The SBC-85 cassette tape interface has the default SBC-85 form factor and can use the SID and SOD lines off the backplane. However, for most systems those lines are busy with the serial port onboard the CPU so there is also a connection using the standard SBC-85 I/O 26 pin header. Unfortunately, this requires one input pin so, if using the 8155 I/O connector, it needs to occupy one bit of an input port and at least one bit of an output port. There are three additional software controlled LEDs to give status to the user such as adjusting volume or whatever the programmer sees most suitable.
The nicest thing about the Intel interface in general, and this board in particular, is that they are bone simple. Intel was all about reliability so they picked the simplest encoding scheme they could imagine that would be immune to all the crap a cassette player did to the information. In the Intel scheme, they break each bit into three segments. The first segment is always a tone burst, the last segment is always a pause (silence), and the middle segment held the data. In practice, to receive data the interface simply waits for a tone burst to announcing the beginning of a bit, determine the value of the data bit, and then wait for the next tone burst. Since each bit began with a tone and ended with a space, the bits were distinctly separated from one another making it easy to know when a bit started and ended no matter the tape speed. The CPU itself was used to create the tone bursts during write (e.g., 2kHz bursts) and to decode the bits during read. Decoding the bits is extremely simple, straightforward, and immune from most tape distortions. Given that each bit started with a tone burst and ended with a space, given just those two the bit time would have a 50% duty cycle, i.e., one burst, one space. So the data bit will either change the overall bit duty cycle up to 2/3 when the bit is 1, or down to 1/3 when the bit is a zero. It does not take a very sophisticated decoding routine to separate a 33% duty cycle from a 66% duty cycle. In practice, during receiving mode the software sets a counter to zero and then begins polling the input at a fixed rate during each bit. If it polls a logic one it increments a counter. If it polls a logic zero it decrements the counter. At the end of the bit the count will be, ideally, be 33% of the total counts above zero or 33% of the counts below zero. It is much easier to simply put zero as the deciding point so the sign of the counter shows if the bit was a one or a zero.
In the end, the code to write and read tape is straightforward and, so far, pretty robust.
Since the CPU is doing all the timing for data writing and all the discriminating for data reading, the circuit can be extremely simple. The circuit is based around a quad op-amp with one op-amp serving as an output driver that buffers the signal from 0-5V logic to +/- 1V. The input circuit is not much more complicated with one amp as the input buffer whose output is inverted by op-amp #3. The natural and inverted signals are then summed using diodes and the integrated sum going to the fourth op-amp which is a comparator to generate a TTL signal. All totaled, the circuit takes one LM324 quad op amp, a dozen resistors, and a few capacitors.

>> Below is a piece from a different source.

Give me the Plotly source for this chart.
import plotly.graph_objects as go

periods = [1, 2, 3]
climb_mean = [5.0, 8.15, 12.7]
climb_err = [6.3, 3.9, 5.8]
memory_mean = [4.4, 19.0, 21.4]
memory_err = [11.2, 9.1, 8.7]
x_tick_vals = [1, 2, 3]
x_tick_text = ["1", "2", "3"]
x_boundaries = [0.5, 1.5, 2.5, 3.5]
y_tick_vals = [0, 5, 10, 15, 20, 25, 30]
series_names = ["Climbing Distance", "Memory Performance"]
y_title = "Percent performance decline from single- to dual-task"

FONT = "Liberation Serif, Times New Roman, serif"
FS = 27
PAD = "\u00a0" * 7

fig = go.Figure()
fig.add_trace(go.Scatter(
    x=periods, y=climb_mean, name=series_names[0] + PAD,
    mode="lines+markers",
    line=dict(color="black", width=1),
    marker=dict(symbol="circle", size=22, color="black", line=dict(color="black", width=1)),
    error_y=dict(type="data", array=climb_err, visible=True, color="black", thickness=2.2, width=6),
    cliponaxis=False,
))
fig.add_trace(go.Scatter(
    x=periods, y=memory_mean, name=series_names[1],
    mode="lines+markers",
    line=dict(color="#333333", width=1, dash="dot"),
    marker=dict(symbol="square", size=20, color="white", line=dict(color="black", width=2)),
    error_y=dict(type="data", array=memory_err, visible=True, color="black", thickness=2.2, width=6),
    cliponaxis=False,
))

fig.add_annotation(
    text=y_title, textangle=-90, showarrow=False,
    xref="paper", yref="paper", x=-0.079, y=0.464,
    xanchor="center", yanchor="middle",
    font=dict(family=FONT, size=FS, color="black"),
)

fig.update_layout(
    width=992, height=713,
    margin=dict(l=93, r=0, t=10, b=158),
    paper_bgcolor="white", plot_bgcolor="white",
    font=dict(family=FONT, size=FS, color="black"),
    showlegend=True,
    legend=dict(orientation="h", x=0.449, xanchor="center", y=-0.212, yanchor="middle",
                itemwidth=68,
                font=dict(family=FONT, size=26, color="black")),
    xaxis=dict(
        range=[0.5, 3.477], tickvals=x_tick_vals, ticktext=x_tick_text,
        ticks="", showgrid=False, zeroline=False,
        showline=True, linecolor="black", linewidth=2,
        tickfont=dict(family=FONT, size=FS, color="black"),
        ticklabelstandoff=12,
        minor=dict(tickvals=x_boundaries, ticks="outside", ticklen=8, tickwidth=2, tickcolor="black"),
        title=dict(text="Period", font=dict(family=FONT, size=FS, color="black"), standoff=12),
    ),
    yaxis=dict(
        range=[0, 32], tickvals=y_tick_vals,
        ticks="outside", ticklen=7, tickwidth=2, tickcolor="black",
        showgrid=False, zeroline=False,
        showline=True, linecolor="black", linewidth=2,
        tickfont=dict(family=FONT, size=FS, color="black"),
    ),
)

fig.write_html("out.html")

Mate, you might want to look at how the Sinclair Spectrum did tapes. It was the fastest 8-bit tape loader / saver I'm aware of, could load 48K in about 4 minutes.

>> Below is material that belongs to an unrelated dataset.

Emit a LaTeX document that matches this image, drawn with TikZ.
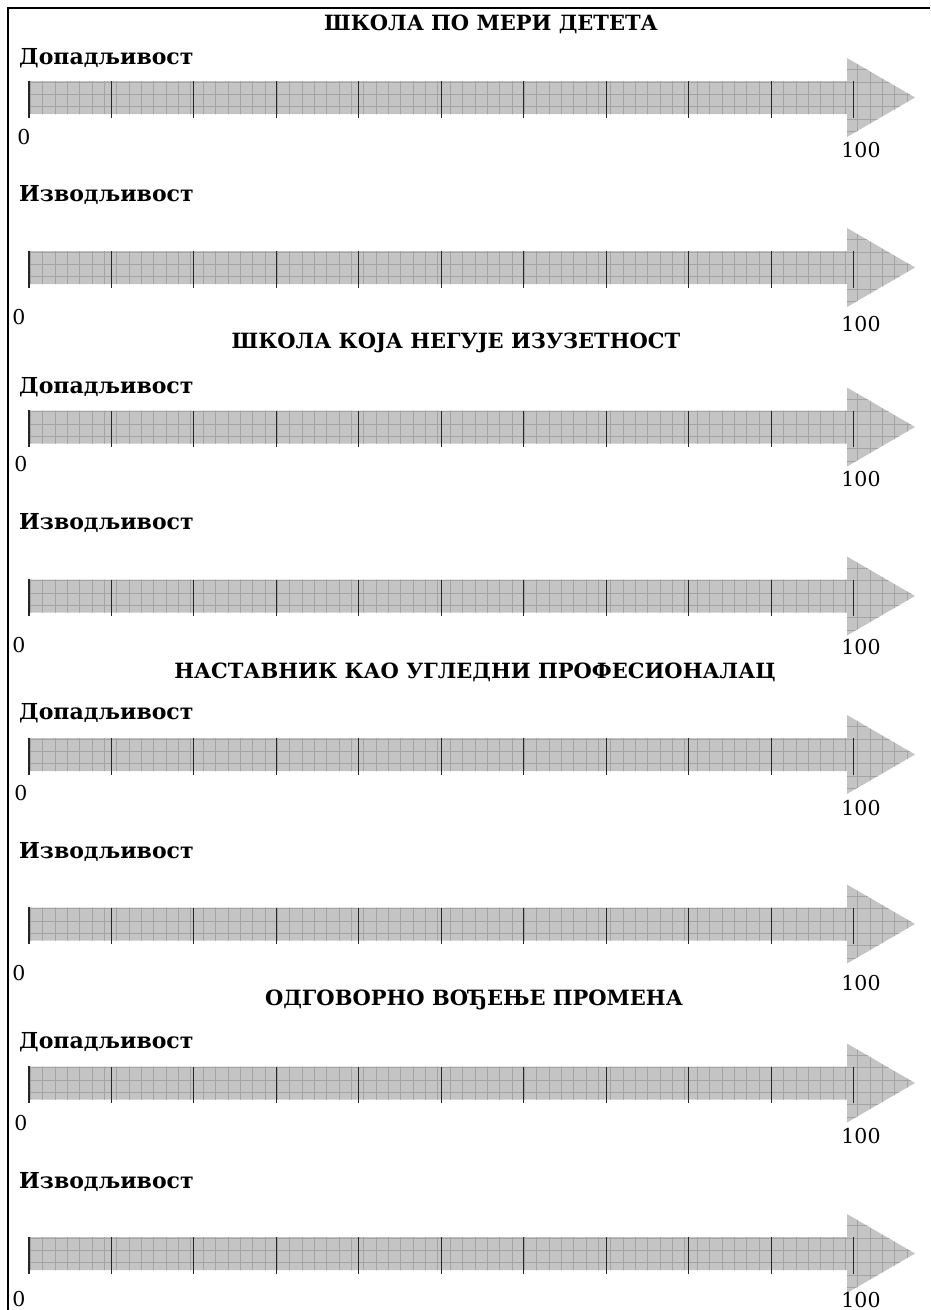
\documentclass[tikz,border=0pt]{standalone}
\usepackage{fontspec}
\setmainfont{DejaVu Serif}
\colorlet{arrow area}{black!23}
\colorlet{grid line}{black!36}
\tikzset{
  filled/.style={fill=arrow area},
  fine grid/.style={draw=grid line, line width=0.8pt}
  }
\tikzstyle{tick} = [draw, black!85, line width=1pt]
\tikzstyle{frame} = [draw, black, line width=2pt]
\tikzstyle{heading} = [font=\bfseries\fontsize{21}{25}\selectfont, inner sep=0pt]
\tikzstyle{rating} = [anchor=base west, font=\bfseries\fontsize{22}{26}\selectfont, inner sep=0pt]
\tikzstyle{number} = [font=\fontsize{20.5}{24}\selectfont, inner sep=0pt]

\begin{document}
\begin{tikzpicture}[x=1pt, y=-1pt]
    \useasboundingbox (0,0) rectangle (930,1310);

    % The frame on top and on the left
    \draw[frame] (930,8) -- (8,8) -- (8,1310);

    % Definition of the arrow outline
    \def\arrowpath{(29,-16.5) -- (847,-16.5) -- (847,-39.5) -- (915,0) -- (847,39.5) -- (847,16.5) -- (29,16.5) -- cycle};

    % The headings
    \foreach \pos/\name/\text in {{(491,24)/ta/ШКОЛА ПО МЕРИ ДЕТЕТА}, {(456,343)/tb/ШКОЛА КОЈА НЕГУЈЕ ИЗУЗЕТНОСТ}, {(475,672)/tc/НАСТАВНИК КАО УГЛЕДНИ ПРОФЕСИОНАЛАЦ}, {(474,1000)/td/ОДГОВОРНО ВОЂЕЊЕ ПРОМЕНА}} {
      \node[heading] (\name) at \pos {\text};
    }

    % The two ratings under every heading
    \foreach \y/\name/\text in {64/da/Допадљивост, 201/ia/Изводљивост, 393/db/Допадљивост, 529/ib/Изводљивост, 719/dc/Допадљивост, 858/ic/Изводљивост, 1048/dd/Допадљивост, 1188/id/Изводљивост} {
      \node[rating] (\name) at (19,\y) {\text};
    }

    % The scales from 0 to 100
    \foreach \y/\zx/\zy/\hy/\name in {97.5/24/137/150/a, 267.5/19/317/324/b, 427/21/464/479/c, 596/19/645/647/d, 754.5/21/793/808/e, 924/19/973/983/f, 1083/21/1123/1136/g, 1253.5/19/1299/1300/h} {
      \begin{scope}[shift={(0,\y)}]
        \fill[filled] \arrowpath;
        \begin{scope}
          \clip \arrowpath;
          \foreach \gx in {30.3,42.65,...,916} {
            \path[fine grid] (\gx,-41) -- (\gx,41);
          }
          \foreach \gy in {-40.15,-27.8,...,35} {
            \path[fine grid] (28,\gy) -- (916,\gy);
          }
        \end{scope}
        \path[tick, line width=2.4pt] (28.7,-17) -- (28.7,20);
        \foreach \k in {1,...,10} {
          \path[tick] (28.7+82.5*\k,-16.5) -- ++(0,36.5);
        }
      \end{scope}
      \node[number] (zero\name) at (\zx,\zy) {0};
      \node[number] (hundred\name) at (861,\hy) {100};
    }
\end{tikzpicture}
\end{document}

Basically it was header first, containing data about the data, then data.
It went
Tone burst, Header (about 1 second long, containing name, load address, etc)
pause for a second
tone burst, 4 minutes of data
Encoding was done by pulse length. Long pulse for 1, short for 0, say. Might be other way round, doesn't matter. The hardware was pretty much just a zero-crossing detector connected to the tape player. With that you can measure pulse length, and it doesn't matter if the pulses are inverted by the tape player, or smoothed out into rough sine waves.

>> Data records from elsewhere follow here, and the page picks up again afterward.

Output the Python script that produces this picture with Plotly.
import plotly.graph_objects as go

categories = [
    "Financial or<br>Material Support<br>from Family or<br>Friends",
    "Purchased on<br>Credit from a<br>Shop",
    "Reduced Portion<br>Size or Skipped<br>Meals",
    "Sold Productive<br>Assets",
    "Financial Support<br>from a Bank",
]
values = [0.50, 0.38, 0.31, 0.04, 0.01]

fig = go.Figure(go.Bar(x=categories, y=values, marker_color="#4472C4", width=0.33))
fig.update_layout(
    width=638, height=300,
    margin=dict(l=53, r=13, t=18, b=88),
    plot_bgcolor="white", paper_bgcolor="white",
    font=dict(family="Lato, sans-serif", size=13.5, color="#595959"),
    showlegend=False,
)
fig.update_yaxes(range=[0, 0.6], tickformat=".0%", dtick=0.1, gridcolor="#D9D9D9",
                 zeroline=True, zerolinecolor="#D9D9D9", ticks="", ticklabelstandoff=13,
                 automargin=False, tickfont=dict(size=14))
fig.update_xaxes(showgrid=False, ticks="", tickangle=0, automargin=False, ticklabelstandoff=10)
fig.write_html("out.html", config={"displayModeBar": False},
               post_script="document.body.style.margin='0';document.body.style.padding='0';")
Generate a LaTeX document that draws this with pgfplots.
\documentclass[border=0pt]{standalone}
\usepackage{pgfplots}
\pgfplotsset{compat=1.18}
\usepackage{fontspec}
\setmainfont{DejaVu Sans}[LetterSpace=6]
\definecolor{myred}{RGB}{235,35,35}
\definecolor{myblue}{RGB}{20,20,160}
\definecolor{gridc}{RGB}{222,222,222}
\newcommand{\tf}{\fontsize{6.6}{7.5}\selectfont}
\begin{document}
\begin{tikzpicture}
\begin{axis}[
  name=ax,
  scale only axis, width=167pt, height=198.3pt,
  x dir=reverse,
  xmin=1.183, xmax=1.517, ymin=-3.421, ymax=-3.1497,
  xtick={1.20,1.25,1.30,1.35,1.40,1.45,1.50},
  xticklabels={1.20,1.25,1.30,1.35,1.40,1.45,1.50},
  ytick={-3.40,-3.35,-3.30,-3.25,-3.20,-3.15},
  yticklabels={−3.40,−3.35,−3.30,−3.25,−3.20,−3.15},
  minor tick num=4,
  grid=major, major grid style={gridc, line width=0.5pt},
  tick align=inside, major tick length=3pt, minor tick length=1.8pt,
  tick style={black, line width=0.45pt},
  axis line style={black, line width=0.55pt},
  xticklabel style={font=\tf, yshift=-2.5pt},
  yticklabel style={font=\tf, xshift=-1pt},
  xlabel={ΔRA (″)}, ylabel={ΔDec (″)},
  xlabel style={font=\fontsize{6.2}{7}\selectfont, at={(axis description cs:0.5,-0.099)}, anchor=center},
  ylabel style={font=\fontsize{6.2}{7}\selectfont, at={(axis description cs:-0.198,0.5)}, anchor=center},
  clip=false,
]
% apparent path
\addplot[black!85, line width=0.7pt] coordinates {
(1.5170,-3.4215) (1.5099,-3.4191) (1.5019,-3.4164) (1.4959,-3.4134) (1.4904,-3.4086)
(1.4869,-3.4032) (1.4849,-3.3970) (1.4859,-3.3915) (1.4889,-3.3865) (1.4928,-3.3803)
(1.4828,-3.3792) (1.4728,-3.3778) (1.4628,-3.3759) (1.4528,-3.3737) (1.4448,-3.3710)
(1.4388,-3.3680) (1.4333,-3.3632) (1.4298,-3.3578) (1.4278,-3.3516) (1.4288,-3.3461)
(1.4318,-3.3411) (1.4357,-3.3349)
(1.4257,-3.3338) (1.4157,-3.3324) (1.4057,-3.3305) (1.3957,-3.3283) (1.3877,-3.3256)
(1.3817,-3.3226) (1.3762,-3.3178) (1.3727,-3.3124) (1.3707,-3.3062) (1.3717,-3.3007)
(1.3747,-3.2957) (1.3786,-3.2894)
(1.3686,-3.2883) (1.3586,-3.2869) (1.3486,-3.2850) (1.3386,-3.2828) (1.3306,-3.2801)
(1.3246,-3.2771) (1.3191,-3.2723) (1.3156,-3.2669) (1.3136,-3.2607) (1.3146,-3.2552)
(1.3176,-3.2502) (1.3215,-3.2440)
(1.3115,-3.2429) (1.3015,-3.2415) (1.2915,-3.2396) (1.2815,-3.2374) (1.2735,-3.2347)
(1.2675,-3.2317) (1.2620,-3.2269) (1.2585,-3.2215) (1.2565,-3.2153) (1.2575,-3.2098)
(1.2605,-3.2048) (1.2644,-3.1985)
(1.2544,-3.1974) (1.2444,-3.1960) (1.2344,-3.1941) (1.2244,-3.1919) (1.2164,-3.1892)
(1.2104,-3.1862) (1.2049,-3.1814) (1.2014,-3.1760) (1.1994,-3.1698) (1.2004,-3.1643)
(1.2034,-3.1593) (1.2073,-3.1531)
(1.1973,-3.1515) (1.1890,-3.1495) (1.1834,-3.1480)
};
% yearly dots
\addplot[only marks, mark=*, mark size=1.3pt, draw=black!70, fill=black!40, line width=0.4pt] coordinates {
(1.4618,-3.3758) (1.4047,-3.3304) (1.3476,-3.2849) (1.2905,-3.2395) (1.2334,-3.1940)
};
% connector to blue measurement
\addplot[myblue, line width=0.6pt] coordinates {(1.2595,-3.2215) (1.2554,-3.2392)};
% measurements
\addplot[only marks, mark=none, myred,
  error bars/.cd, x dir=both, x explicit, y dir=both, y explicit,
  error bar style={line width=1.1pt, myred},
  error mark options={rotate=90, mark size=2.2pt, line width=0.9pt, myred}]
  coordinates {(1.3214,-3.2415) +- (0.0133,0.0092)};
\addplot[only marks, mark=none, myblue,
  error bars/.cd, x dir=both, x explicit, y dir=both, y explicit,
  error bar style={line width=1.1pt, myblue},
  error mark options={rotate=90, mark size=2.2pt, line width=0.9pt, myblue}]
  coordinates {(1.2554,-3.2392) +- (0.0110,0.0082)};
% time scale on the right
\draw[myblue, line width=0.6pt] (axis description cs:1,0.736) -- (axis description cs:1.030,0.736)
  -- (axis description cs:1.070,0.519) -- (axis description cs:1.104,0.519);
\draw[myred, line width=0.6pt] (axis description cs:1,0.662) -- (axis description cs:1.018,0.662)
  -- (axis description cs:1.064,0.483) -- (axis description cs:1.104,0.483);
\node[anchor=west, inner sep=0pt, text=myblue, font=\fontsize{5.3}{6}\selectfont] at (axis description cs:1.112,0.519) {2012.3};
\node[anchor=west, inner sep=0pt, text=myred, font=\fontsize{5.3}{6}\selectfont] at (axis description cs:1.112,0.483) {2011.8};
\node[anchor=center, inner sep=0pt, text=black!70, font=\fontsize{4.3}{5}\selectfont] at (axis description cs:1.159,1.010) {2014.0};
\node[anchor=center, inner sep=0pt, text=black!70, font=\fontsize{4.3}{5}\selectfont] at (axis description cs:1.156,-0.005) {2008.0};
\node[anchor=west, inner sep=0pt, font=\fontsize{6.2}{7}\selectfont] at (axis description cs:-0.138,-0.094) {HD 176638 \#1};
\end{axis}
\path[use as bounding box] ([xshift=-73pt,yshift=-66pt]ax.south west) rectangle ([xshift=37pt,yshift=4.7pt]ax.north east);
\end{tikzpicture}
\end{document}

All done in software. CPU reads the zero-crosser for the first edge, then starts counting. Upon recieving the next edge, it checks the count for long or short. Then carry on!
The tone burst helped give an idea of what sort of pulse length to expect, what with tape stretching and the like.
The Spectrum's ROM was famously disassembled in a book (The Complete Spectrum ROM Disassembly) which annotated all the functions. Might be a help, and will certainly reduce thumb-twiddling time. ONE BIT at a time!? Were Intel insane!? Well, looking at the 8086...
If you chose Intel's horrible slow format for historical reasons, fair enough, ignore this. It's just that Sinclair achieved the fastest, simplest, cheapest tape access in 1982 in software, and I like to spread that knowledge.